#### Data extract ####
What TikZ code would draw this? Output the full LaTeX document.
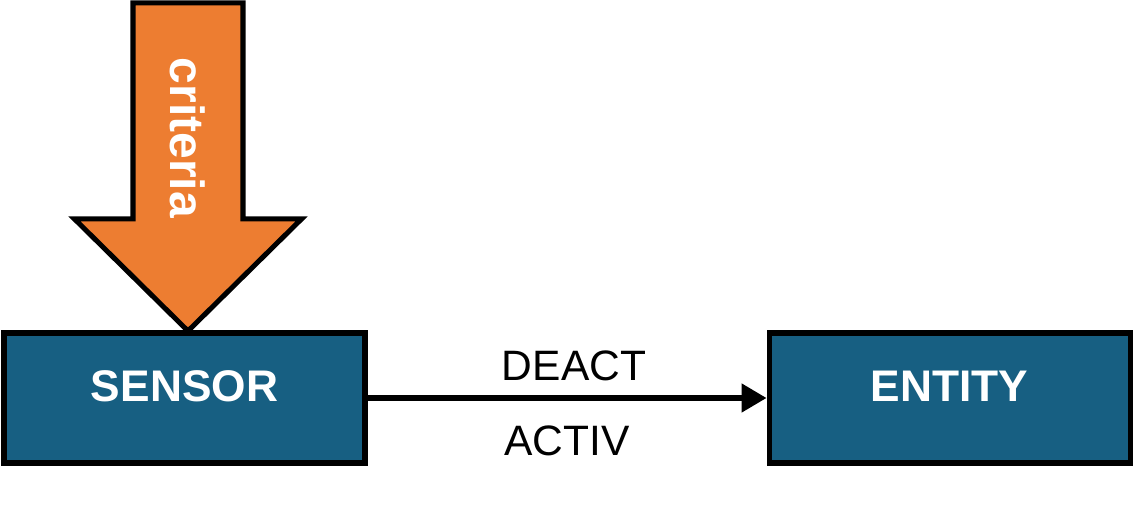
\documentclass[tikz,border=0pt]{standalone}
\usepackage{fontspec}
\setmainfont{Liberation Sans}
\usepackage{tikz}
\usetikzlibrary{calc, arrows.meta, positioning}
\definecolor{boxblue}{HTML}{175F82}
\definecolor{critorange}{HTML}{ED7D31}

\begin{document}
\begin{tikzpicture}[
    unitbox/.style={draw=black, line width=2.85pt, fill=boxblue, text=white,
      font=\fontsize{25.2}{30}\selectfont\bfseries,
      minimum width=7.22cm, minimum height=2.6cm, inner sep=0pt,
      text height=0.63cm, text depth=0.47cm},
    signal/.style={font=\fontsize{24.2}{29}\selectfont, inner sep=0pt}
  ]
    \pgfmathsetmacro{\ax}{3.76}
    \pgfmathsetmacro{\sw}{1.1}
    \pgfmathsetmacro{\hw}{2.27}
    \pgfmathsetmacro{\sy}{5.78}
    \pgfmathsetmacro{\ty}{10.1}
    \pgfmathsetmacro{\py}{3.54}
    \useasboundingbox (0,0) rectangle (22.68,10.16);
    \coordinate (P) at (\ax,\py);
    \coordinate (L0) at ({\ax-\sw},\ty);
    \coordinate (R0) at ({\ax+\sw},\ty);
    \coordinate (L1) at ({\ax-\sw},\sy);
    \coordinate (R1) at ({\ax+\sw},\sy);
    \coordinate (L2) at ({\ax-\hw},\sy);
    \coordinate (R2) at ({\ax+\hw},\sy);
    \draw[line width=2.85pt, fill=critorange, line join=miter]
        (L0) -- (R0) -- (R1) -- (R2) -- (P) -- (L2) -- (L1) -- cycle;
    \node[text=white, font=\fontsize{27.3}{32}\selectfont\bfseries, rotate=-90] (crit) at (\ax,7.4) {criteria};
    \node[unitbox] (sensor) at (3.69,2.2) {SENSOR};
    \node[unitbox] (entity) at (18.99,2.2) {ENTITY};
    \draw[line width=2.85pt, -{Triangle[length=0.5cm,width=0.56cm]}] (sensor) -- (entity)
        node[midway, above=0.3cm, xshift=0.14cm, signal] (deact) {DEACT}
        node[midway, below=0.5cm, signal] (activ) {ACTIV};
\end{tikzpicture}
\end{document}
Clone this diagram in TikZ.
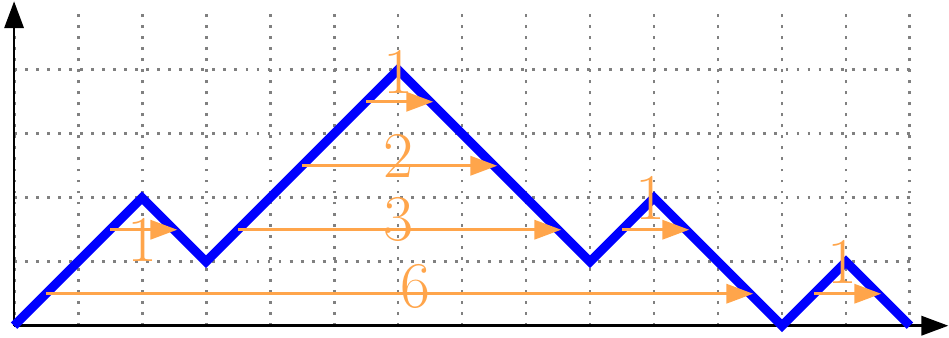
\documentclass[tikz,border=0pt]{standalone}
\usetikzlibrary{arrows.meta}
\definecolor{myorange}{RGB}{255,165,75}
\begin{document}
\begin{tikzpicture}[x=1cm,y=1cm,
  gridline/.style={gray, line width=1.3pt, dash pattern=on 1.3pt off 3.6pt},
  axisline/.style={black, line width=1.2pt, -{Triangle[length=0.42cm,width=0.3cm]}},
  pathline/.style={blue, line width=4pt, line join=miter},
  spanarrow/.style={myorange, line width=1.3pt, -{Triangle[length=0.42cm,width=0.3cm]}},
  lab/.style={myorange, inner sep=0pt, font=\fontsize{29}{34}\selectfont}]
\useasboundingbox (-0.22,-0.19) rectangle (14.61,5.09);
\draw[gridline] (0,0) grid (14,4.95);
\draw[axisline] (0,0) -- (0,5.07);
\draw[axisline] (0,0) -- (14.6,0);
\draw[pathline] (0,0) -- (2,2) -- (3,1) -- (6,4) -- (9,1) -- (10,2) -- (12,0) -- (13,1) -- (14,0);
\coordinate (a1s) at (0.5,0.5);  \coordinate (a1e) at (11.55,0.5);
\coordinate (a2s) at (3.5,1.5);  \coordinate (a2e) at (8.55,1.5);
\coordinate (a3s) at (4.5,2.5);  \coordinate (a3e) at (7.55,2.5);
\coordinate (a4s) at (5.5,3.5);  \coordinate (a4e) at (6.55,3.5);
\coordinate (a5s) at (1.5,1.5);  \coordinate (a5e) at (2.55,1.5);
\coordinate (a6s) at (9.5,1.5);  \coordinate (a6e) at (10.55,1.5);
\coordinate (a7s) at (12.5,0.5); \coordinate (a7e) at (13.55,0.5);
\foreach \i in {1,...,7} \draw[spanarrow] (a\i s) -- (a\i e);
\node[lab] (l6) at (6.27,0.61) {6};
\node[lab] (l3) at (6,1.66) {3};
\node[lab] (l2) at (6,2.66) {2};
\node[lab] (l1a) at (6,3.97) {1};
\node[lab] (l1b) at (2,1.34) {1};
\node[lab] (l1c) at (9.95,2.0) {1};
\node[lab] (l1d) at (12.95,1.0) {1};
\end{tikzpicture}
\end{document}
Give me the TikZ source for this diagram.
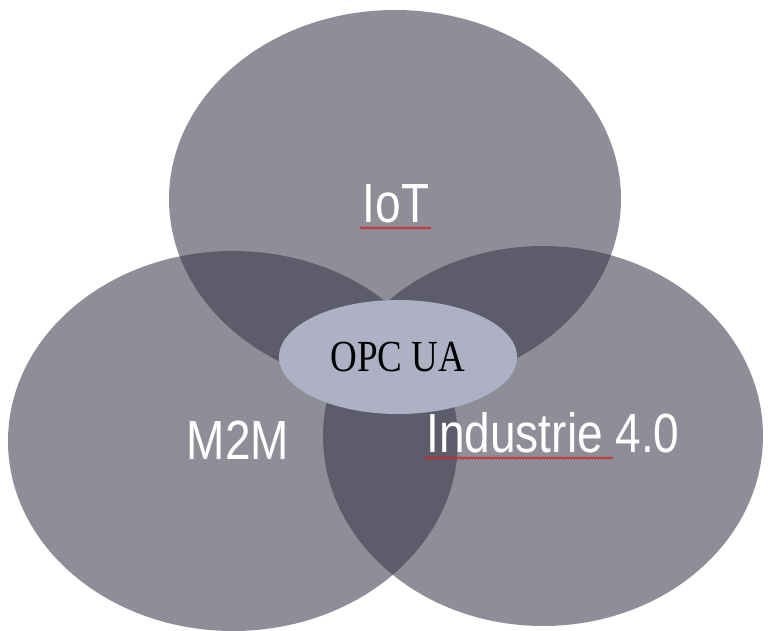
####
Return the full material word for word. Do not include the pictures.

What TikZ code would draw this? Output the full LaTeX document.
\documentclass[tikz,border=0pt]{standalone}
\usepackage{fontspec}
\setmainfont{Liberation Sans}
\usepackage{tikz}
\usetikzlibrary{calc, arrows.meta, positioning}
\definecolor{boxblue}{HTML}{175F82}
\definecolor{critorange}{HTML}{ED7D31}

\begin{document}
\begin{tikzpicture}[
    unitbox/.style={draw=black, line width=2.85pt, fill=boxblue, text=white,
      font=\fontsize{25.2}{30}\selectfont\bfseries,
      minimum width=7.22cm, minimum height=2.6cm, inner sep=0pt,
      text height=0.63cm, text depth=0.47cm},
    signal/.style={font=\fontsize{24.2}{29}\selectfont, inner sep=0pt}
  ]
    \pgfmathsetmacro{\ax}{3.76}
    \pgfmathsetmacro{\sw}{1.1}
    \pgfmathsetmacro{\hw}{2.27}
    \pgfmathsetmacro{\sy}{5.78}
    \pgfmathsetmacro{\ty}{10.1}
    \pgfmathsetmacro{\py}{3.54}
    \useasboundingbox (0,0) rectangle (22.68,10.16);
    \coordinate (P) at (\ax,\py);
    \coordinate (L0) at ({\ax-\sw},\ty);
    \coordinate (R0) at ({\ax+\sw},\ty);
    \coordinate (L1) at ({\ax-\sw},\sy);
    \coordinate (R1) at ({\ax+\sw},\sy);
    \coordinate (L2) at ({\ax-\hw},\sy);
    \coordinate (R2) at ({\ax+\hw},\sy);
    \draw[line width=2.85pt, fill=critorange, line join=miter]
        (L0) -- (R0) -- (R1) -- (R2) -- (P) -- (L2) -- (L1) -- cycle;
    \node[text=white, font=\fontsize{27.3}{32}\selectfont\bfseries, rotate=-90] (crit) at (\ax,7.4) {criteria};
    \node[unitbox] (sensor) at (3.69,2.2) {SENSOR};
    \node[unitbox] (entity) at (18.99,2.2) {ENTITY};
    \draw[line width=2.85pt, -{Triangle[length=0.5cm,width=0.56cm]}] (sensor) -- (entity)
        node[midway, above=0.3cm, xshift=0.14cm, signal] (deact) {DEACT}
        node[midway, below=0.5cm, signal] (activ) {ACTIV};
\end{tikzpicture}
\end{document}
Clone this diagram in TikZ.
\documentclass[tikz,border=0pt]{standalone}
\usetikzlibrary{arrows.meta}
\definecolor{myorange}{RGB}{255,165,75}
\begin{document}
\begin{tikzpicture}[x=1cm,y=1cm,
  gridline/.style={gray, line width=1.3pt, dash pattern=on 1.3pt off 3.6pt},
  axisline/.style={black, line width=1.2pt, -{Triangle[length=0.42cm,width=0.3cm]}},
  pathline/.style={blue, line width=4pt, line join=miter},
  spanarrow/.style={myorange, line width=1.3pt, -{Triangle[length=0.42cm,width=0.3cm]}},
  lab/.style={myorange, inner sep=0pt, font=\fontsize{29}{34}\selectfont}]
\useasboundingbox (-0.22,-0.19) rectangle (14.61,5.09);
\draw[gridline] (0,0) grid (14,4.95);
\draw[axisline] (0,0) -- (0,5.07);
\draw[axisline] (0,0) -- (14.6,0);
\draw[pathline] (0,0) -- (2,2) -- (3,1) -- (6,4) -- (9,1) -- (10,2) -- (12,0) -- (13,1) -- (14,0);
\coordinate (a1s) at (0.5,0.5);  \coordinate (a1e) at (11.55,0.5);
\coordinate (a2s) at (3.5,1.5);  \coordinate (a2e) at (8.55,1.5);
\coordinate (a3s) at (4.5,2.5);  \coordinate (a3e) at (7.55,2.5);
\coordinate (a4s) at (5.5,3.5);  \coordinate (a4e) at (6.55,3.5);
\coordinate (a5s) at (1.5,1.5);  \coordinate (a5e) at (2.55,1.5);
\coordinate (a6s) at (9.5,1.5);  \coordinate (a6e) at (10.55,1.5);
\coordinate (a7s) at (12.5,0.5); \coordinate (a7e) at (13.55,0.5);
\foreach \i in {1,...,7} \draw[spanarrow] (a\i s) -- (a\i e);
\node[lab] (l6) at (6.27,0.61) {6};
\node[lab] (l3) at (6,1.66) {3};
\node[lab] (l2) at (6,2.66) {2};
\node[lab] (l1a) at (6,3.97) {1};
\node[lab] (l1b) at (2,1.34) {1};
\node[lab] (l1c) at (9.95,2.0) {1};
\node[lab] (l1d) at (12.95,1.0) {1};
\end{tikzpicture}
\end{document}
Give me the TikZ source for this diagram.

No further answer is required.